:: Work required ::
Gather every line of the entries that includes the word "Clone".

━━ Record extracts ━━

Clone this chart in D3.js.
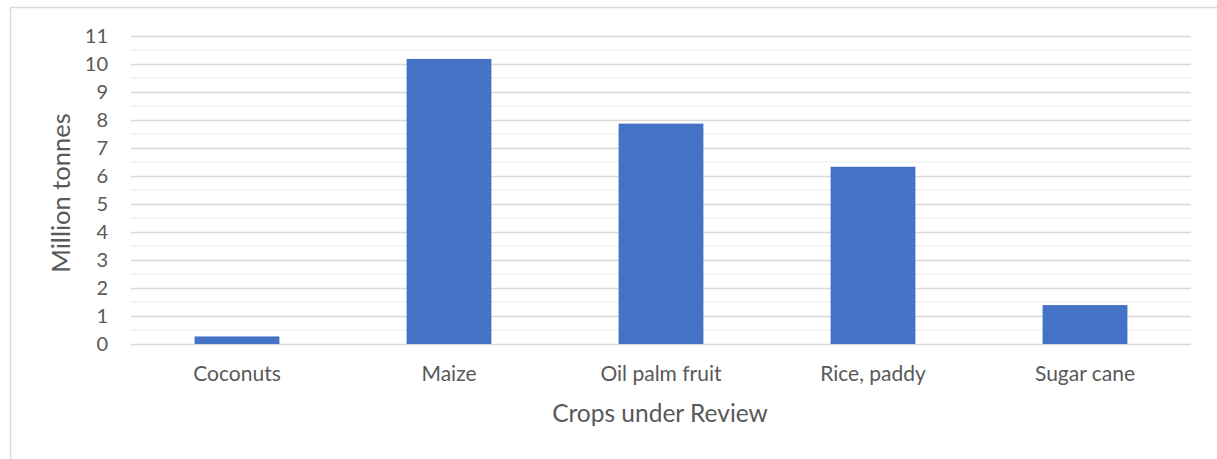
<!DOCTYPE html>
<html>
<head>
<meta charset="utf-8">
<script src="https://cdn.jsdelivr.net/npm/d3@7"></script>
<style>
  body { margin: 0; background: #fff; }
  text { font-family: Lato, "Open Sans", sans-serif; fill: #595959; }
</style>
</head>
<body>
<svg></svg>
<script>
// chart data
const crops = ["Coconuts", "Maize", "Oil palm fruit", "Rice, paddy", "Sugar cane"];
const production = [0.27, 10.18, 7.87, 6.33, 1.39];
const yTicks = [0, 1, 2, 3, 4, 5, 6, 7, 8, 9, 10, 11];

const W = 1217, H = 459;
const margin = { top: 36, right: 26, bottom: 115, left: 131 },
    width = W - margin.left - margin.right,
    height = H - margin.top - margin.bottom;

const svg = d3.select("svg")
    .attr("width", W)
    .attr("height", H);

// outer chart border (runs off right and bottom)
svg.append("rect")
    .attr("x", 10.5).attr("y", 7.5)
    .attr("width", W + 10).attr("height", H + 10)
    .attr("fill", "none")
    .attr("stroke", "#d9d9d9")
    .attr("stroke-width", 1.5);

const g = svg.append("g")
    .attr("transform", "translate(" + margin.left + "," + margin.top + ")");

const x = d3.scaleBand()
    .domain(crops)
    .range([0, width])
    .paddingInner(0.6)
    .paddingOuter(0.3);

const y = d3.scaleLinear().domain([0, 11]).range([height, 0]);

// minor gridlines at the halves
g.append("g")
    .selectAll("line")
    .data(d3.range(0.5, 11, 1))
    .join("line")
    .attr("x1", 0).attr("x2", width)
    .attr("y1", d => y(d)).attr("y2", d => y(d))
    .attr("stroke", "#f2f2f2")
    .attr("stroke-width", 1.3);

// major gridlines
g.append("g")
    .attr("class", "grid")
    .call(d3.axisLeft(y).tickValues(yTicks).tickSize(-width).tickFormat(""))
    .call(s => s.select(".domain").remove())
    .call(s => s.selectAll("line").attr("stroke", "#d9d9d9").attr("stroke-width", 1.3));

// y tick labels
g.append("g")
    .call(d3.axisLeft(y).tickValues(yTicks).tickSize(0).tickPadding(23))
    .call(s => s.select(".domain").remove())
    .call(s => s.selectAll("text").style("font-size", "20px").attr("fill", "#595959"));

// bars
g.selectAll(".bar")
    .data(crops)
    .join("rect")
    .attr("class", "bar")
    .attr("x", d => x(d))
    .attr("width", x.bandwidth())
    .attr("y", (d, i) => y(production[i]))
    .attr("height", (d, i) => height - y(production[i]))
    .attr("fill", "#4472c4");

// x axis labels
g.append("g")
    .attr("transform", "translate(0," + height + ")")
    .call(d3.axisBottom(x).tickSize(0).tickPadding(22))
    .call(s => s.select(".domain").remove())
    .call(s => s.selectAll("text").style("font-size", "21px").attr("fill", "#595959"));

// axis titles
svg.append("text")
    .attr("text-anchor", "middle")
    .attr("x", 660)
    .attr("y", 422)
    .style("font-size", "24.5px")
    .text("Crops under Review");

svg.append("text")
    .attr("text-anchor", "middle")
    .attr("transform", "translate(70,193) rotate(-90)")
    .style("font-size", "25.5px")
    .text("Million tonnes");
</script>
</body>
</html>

━━━
━━ Record extracts ━━

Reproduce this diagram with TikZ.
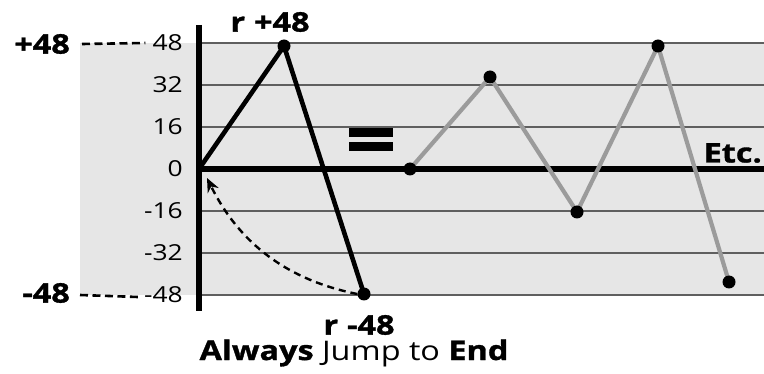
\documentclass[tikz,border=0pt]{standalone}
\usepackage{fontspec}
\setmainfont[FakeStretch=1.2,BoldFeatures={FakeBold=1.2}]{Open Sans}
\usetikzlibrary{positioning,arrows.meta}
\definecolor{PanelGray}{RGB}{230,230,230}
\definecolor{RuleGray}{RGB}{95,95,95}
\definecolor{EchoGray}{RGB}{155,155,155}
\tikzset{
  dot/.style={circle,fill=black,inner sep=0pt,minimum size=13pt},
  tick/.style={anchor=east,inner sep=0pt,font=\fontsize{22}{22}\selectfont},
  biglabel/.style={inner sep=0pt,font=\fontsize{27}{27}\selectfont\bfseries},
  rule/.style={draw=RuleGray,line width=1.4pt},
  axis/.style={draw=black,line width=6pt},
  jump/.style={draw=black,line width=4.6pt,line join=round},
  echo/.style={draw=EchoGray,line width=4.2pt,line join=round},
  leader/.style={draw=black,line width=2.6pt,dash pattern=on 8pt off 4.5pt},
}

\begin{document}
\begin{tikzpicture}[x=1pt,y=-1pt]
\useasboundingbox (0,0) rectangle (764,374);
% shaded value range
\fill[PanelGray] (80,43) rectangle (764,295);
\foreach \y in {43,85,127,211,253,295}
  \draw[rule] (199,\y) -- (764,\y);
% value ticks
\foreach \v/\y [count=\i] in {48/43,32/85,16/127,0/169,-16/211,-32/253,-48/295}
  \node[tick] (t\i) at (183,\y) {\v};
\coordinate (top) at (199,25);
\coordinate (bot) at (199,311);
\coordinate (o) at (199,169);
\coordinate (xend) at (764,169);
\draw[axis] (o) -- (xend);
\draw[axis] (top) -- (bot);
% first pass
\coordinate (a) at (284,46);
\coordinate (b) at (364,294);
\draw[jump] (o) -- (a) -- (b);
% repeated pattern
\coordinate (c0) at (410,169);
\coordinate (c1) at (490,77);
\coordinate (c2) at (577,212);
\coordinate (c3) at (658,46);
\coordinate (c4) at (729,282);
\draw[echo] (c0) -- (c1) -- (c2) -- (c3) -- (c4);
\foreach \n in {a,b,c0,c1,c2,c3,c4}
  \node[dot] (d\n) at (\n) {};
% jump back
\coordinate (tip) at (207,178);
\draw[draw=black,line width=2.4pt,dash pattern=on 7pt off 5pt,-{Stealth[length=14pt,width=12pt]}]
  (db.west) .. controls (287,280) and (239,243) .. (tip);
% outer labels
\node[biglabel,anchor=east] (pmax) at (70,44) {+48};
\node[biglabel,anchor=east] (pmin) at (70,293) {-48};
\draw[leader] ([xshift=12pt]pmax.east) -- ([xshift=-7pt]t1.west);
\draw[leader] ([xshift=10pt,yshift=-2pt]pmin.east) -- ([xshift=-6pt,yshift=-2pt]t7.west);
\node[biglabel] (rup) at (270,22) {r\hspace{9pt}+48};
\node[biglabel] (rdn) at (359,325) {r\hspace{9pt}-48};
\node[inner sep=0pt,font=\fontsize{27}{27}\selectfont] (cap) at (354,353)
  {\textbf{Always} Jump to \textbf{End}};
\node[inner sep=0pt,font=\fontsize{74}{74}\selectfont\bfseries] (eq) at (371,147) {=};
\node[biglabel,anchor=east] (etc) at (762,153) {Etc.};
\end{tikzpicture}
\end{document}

━━━
━━ Record extracts ━━

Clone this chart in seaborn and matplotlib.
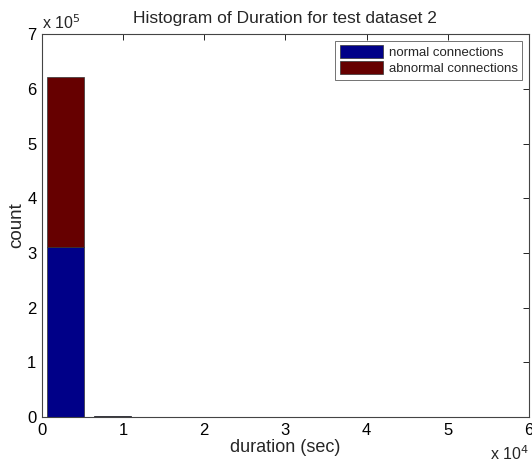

━━━

:: Expected output ::
Clone this chart in D3.js.
Clone this chart in seaborn and matplotlib.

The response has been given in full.